• **WRITTEN PROBLEM**
Quote the listing in full, exactly as given, minus any pictures.
-------- MATERIAL
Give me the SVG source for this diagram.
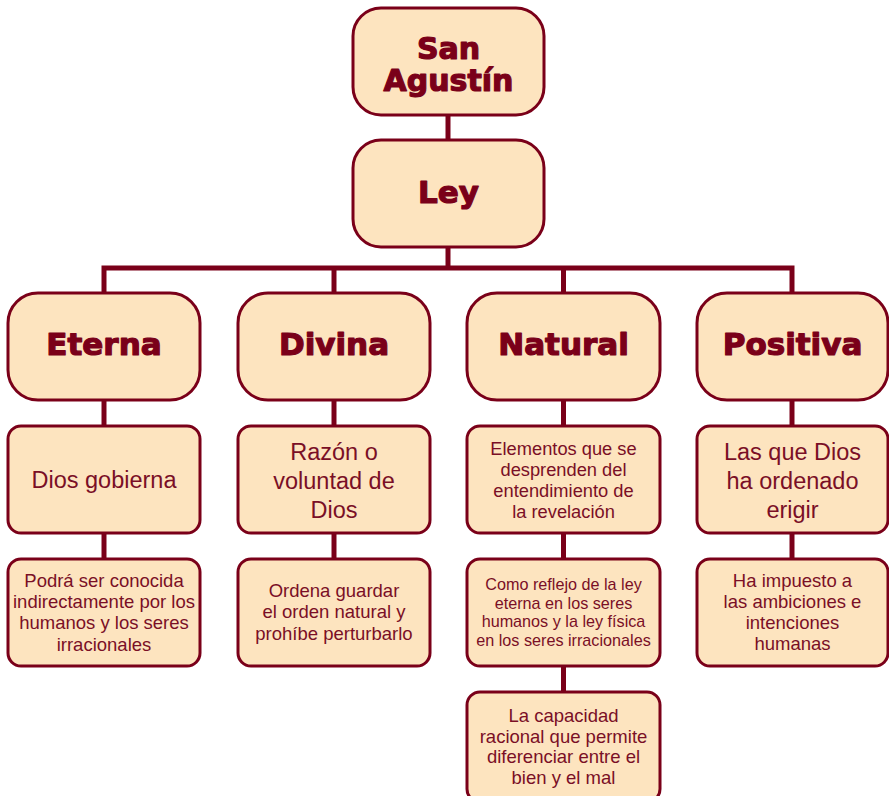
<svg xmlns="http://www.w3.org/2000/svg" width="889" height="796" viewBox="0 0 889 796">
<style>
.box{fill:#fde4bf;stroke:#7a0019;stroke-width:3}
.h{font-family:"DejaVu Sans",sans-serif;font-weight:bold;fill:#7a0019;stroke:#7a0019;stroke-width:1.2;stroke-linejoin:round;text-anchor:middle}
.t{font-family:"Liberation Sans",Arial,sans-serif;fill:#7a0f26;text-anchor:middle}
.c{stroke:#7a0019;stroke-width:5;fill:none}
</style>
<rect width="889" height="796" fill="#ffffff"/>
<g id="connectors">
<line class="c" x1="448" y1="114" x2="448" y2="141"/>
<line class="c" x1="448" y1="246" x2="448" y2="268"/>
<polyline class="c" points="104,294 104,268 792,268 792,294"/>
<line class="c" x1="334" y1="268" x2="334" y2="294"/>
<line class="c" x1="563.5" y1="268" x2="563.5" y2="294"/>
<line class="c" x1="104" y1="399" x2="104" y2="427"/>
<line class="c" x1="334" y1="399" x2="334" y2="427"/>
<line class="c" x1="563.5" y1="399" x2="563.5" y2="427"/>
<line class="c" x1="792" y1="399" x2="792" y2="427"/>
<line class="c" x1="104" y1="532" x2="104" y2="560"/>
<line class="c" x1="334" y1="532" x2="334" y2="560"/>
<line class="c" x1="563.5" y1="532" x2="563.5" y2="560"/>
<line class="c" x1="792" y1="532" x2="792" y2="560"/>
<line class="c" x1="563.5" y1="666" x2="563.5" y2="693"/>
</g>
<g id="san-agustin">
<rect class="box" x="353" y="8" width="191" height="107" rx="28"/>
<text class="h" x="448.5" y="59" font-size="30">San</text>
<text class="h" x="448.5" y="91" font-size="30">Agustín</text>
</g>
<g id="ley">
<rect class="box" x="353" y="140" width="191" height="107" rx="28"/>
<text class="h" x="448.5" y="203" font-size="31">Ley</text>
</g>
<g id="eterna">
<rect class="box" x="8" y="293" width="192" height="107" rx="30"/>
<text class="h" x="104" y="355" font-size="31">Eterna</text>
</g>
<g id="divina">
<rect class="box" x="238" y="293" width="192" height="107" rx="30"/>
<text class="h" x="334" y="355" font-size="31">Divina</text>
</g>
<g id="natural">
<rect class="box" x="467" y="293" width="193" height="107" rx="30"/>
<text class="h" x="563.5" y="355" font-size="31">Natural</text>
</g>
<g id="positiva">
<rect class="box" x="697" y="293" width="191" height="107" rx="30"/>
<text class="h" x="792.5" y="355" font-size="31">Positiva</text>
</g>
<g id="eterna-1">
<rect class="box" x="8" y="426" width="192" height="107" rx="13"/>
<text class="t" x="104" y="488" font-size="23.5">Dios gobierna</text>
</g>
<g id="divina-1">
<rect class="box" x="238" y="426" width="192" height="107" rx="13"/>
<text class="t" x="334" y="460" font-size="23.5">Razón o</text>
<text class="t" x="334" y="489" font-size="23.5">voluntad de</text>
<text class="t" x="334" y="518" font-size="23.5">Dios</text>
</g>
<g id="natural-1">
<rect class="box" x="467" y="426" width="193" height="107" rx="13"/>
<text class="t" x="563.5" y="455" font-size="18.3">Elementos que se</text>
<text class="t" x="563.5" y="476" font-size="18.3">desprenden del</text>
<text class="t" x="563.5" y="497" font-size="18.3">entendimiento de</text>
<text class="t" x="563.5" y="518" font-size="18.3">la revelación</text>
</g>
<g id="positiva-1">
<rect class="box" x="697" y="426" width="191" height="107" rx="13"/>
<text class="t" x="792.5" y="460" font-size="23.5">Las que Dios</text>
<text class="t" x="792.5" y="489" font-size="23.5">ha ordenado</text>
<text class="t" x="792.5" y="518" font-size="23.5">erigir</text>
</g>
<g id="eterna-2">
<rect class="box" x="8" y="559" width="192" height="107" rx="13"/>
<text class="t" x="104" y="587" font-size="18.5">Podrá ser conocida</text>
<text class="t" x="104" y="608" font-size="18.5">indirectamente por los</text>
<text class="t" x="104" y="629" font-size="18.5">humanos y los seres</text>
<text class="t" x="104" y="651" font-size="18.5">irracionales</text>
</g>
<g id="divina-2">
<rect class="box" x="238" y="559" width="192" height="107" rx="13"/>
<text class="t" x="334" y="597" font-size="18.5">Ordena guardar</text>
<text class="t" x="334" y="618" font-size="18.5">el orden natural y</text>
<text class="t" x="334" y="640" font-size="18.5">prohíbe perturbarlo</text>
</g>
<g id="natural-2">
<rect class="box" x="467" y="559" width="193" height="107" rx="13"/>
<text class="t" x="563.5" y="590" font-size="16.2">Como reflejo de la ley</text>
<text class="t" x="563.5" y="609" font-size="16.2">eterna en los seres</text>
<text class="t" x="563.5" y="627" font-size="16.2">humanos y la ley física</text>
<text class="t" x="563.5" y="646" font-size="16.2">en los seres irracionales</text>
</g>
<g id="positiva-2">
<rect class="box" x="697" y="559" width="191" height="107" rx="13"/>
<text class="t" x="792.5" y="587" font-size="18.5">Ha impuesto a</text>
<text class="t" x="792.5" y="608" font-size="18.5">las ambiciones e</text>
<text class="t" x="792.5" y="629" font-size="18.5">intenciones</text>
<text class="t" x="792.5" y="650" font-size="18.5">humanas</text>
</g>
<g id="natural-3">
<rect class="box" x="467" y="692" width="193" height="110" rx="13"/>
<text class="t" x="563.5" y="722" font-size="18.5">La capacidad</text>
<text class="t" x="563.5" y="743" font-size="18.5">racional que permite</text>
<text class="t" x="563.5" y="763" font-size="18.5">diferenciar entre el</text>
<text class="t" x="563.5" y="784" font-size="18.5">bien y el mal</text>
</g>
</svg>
----------------
• **FINISHED TASK**
Give me the SVG source for this diagram.
<svg xmlns="http://www.w3.org/2000/svg" width="889" height="796" viewBox="0 0 889 796">
<style>
.box{fill:#fde4bf;stroke:#7a0019;stroke-width:3}
.h{font-family:"DejaVu Sans",sans-serif;font-weight:bold;fill:#7a0019;stroke:#7a0019;stroke-width:1.2;stroke-linejoin:round;text-anchor:middle}
.t{font-family:"Liberation Sans",Arial,sans-serif;fill:#7a0f26;text-anchor:middle}
.c{stroke:#7a0019;stroke-width:5;fill:none}
</style>
<rect width="889" height="796" fill="#ffffff"/>
<g id="connectors">
<line class="c" x1="448" y1="114" x2="448" y2="141"/>
<line class="c" x1="448" y1="246" x2="448" y2="268"/>
<polyline class="c" points="104,294 104,268 792,268 792,294"/>
<line class="c" x1="334" y1="268" x2="334" y2="294"/>
<line class="c" x1="563.5" y1="268" x2="563.5" y2="294"/>
<line class="c" x1="104" y1="399" x2="104" y2="427"/>
<line class="c" x1="334" y1="399" x2="334" y2="427"/>
<line class="c" x1="563.5" y1="399" x2="563.5" y2="427"/>
<line class="c" x1="792" y1="399" x2="792" y2="427"/>
<line class="c" x1="104" y1="532" x2="104" y2="560"/>
<line class="c" x1="334" y1="532" x2="334" y2="560"/>
<line class="c" x1="563.5" y1="532" x2="563.5" y2="560"/>
<line class="c" x1="792" y1="532" x2="792" y2="560"/>
<line class="c" x1="563.5" y1="666" x2="563.5" y2="693"/>
</g>
<g id="san-agustin">
<rect class="box" x="353" y="8" width="191" height="107" rx="28"/>
<text class="h" x="448.5" y="59" font-size="30">San</text>
<text class="h" x="448.5" y="91" font-size="30">Agustín</text>
</g>
<g id="ley">
<rect class="box" x="353" y="140" width="191" height="107" rx="28"/>
<text class="h" x="448.5" y="203" font-size="31">Ley</text>
</g>
<g id="eterna">
<rect class="box" x="8" y="293" width="192" height="107" rx="30"/>
<text class="h" x="104" y="355" font-size="31">Eterna</text>
</g>
<g id="divina">
<rect class="box" x="238" y="293" width="192" height="107" rx="30"/>
<text class="h" x="334" y="355" font-size="31">Divina</text>
</g>
<g id="natural">
<rect class="box" x="467" y="293" width="193" height="107" rx="30"/>
<text class="h" x="563.5" y="355" font-size="31">Natural</text>
</g>
<g id="positiva">
<rect class="box" x="697" y="293" width="191" height="107" rx="30"/>
<text class="h" x="792.5" y="355" font-size="31">Positiva</text>
</g>
<g id="eterna-1">
<rect class="box" x="8" y="426" width="192" height="107" rx="13"/>
<text class="t" x="104" y="488" font-size="23.5">Dios gobierna</text>
</g>
<g id="divina-1">
<rect class="box" x="238" y="426" width="192" height="107" rx="13"/>
<text class="t" x="334" y="460" font-size="23.5">Razón o</text>
<text class="t" x="334" y="489" font-size="23.5">voluntad de</text>
<text class="t" x="334" y="518" font-size="23.5">Dios</text>
</g>
<g id="natural-1">
<rect class="box" x="467" y="426" width="193" height="107" rx="13"/>
<text class="t" x="563.5" y="455" font-size="18.3">Elementos que se</text>
<text class="t" x="563.5" y="476" font-size="18.3">desprenden del</text>
<text class="t" x="563.5" y="497" font-size="18.3">entendimiento de</text>
<text class="t" x="563.5" y="518" font-size="18.3">la revelación</text>
</g>
<g id="positiva-1">
<rect class="box" x="697" y="426" width="191" height="107" rx="13"/>
<text class="t" x="792.5" y="460" font-size="23.5">Las que Dios</text>
<text class="t" x="792.5" y="489" font-size="23.5">ha ordenado</text>
<text class="t" x="792.5" y="518" font-size="23.5">erigir</text>
</g>
<g id="eterna-2">
<rect class="box" x="8" y="559" width="192" height="107" rx="13"/>
<text class="t" x="104" y="587" font-size="18.5">Podrá ser conocida</text>
<text class="t" x="104" y="608" font-size="18.5">indirectamente por los</text>
<text class="t" x="104" y="629" font-size="18.5">humanos y los seres</text>
<text class="t" x="104" y="651" font-size="18.5">irracionales</text>
</g>
<g id="divina-2">
<rect class="box" x="238" y="559" width="192" height="107" rx="13"/>
<text class="t" x="334" y="597" font-size="18.5">Ordena guardar</text>
<text class="t" x="334" y="618" font-size="18.5">el orden natural y</text>
<text class="t" x="334" y="640" font-size="18.5">prohíbe perturbarlo</text>
</g>
<g id="natural-2">
<rect class="box" x="467" y="559" width="193" height="107" rx="13"/>
<text class="t" x="563.5" y="590" font-size="16.2">Como reflejo de la ley</text>
<text class="t" x="563.5" y="609" font-size="16.2">eterna en los seres</text>
<text class="t" x="563.5" y="627" font-size="16.2">humanos y la ley física</text>
<text class="t" x="563.5" y="646" font-size="16.2">en los seres irracionales</text>
</g>
<g id="positiva-2">
<rect class="box" x="697" y="559" width="191" height="107" rx="13"/>
<text class="t" x="792.5" y="587" font-size="18.5">Ha impuesto a</text>
<text class="t" x="792.5" y="608" font-size="18.5">las ambiciones e</text>
<text class="t" x="792.5" y="629" font-size="18.5">intenciones</text>
<text class="t" x="792.5" y="650" font-size="18.5">humanas</text>
</g>
<g id="natural-3">
<rect class="box" x="467" y="692" width="193" height="110" rx="13"/>
<text class="t" x="563.5" y="722" font-size="18.5">La capacidad</text>
<text class="t" x="563.5" y="743" font-size="18.5">racional que permite</text>
<text class="t" x="563.5" y="763" font-size="18.5">diferenciar entre el</text>
<text class="t" x="563.5" y="784" font-size="18.5">bien y el mal</text>
</g>
</svg>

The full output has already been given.